His final days were spent on Tinian. After the American invasion of the Marianas, Tinian became one of the next targets following Saipan. He was the senior naval officer on the island, although the island’s ground defence was not entirely under his direct control. As American forces closed in, Japanese command and communications broke down. He and members of his staff reportedly attempted to escape by rubber boat to rendezvous with a submarine, but these attempts failed. He disappeared during the final phase of the battle and is generally believed to have committed suicide around 2 August 1944. His body was reportedly buried secretly by members of his staff.
Kakuji Kakuta’s career illustrates both the rise and destruction of Japanese naval air power. In the early war, he commanded carrier units during Japan’s rapid expansion and took part in operations that demonstrated the reach and effectiveness of Japanese aviation.
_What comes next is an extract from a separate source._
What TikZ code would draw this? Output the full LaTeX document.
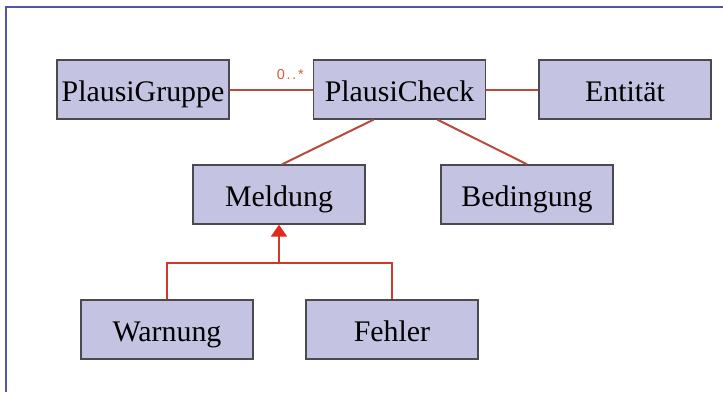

His attacks at Dutch Harbor, his part in the Indian Ocean operations, and his contribution to carrier fighting around Guadalcanal showed energy, confidence, and tactical aggression. Yet his later command of the First Air Fleet exposed the limits of Japan’s wartime system. Courage and offensive spirit could not make up for the loss of trained pilots, the weakness of replacement programmes, the shortage of fuel, and the overwhelming industrial power of the United States.
His successes were real but limited. He helped provide air cover for Japanese advances, led a successful raid against Dutch Harbor, and contributed to the damaging of American naval forces during the hard-fought carrier battles of 1942. However, the larger arc of his career moved from expansion to attrition and finally to defeat. By the time he died on Tinian, the Imperial Japanese Navy’s air arm had lost the initiative it had held at the beginning of the war. He remains a significant figure because his service connects many of the central episodes of Japanese naval aviation: the early carrier offensives, Midway’s northern diversion, the Guadalcanal carrier battles, the defence of the Marianas, and the final ruin of Japan’s trained naval air forces.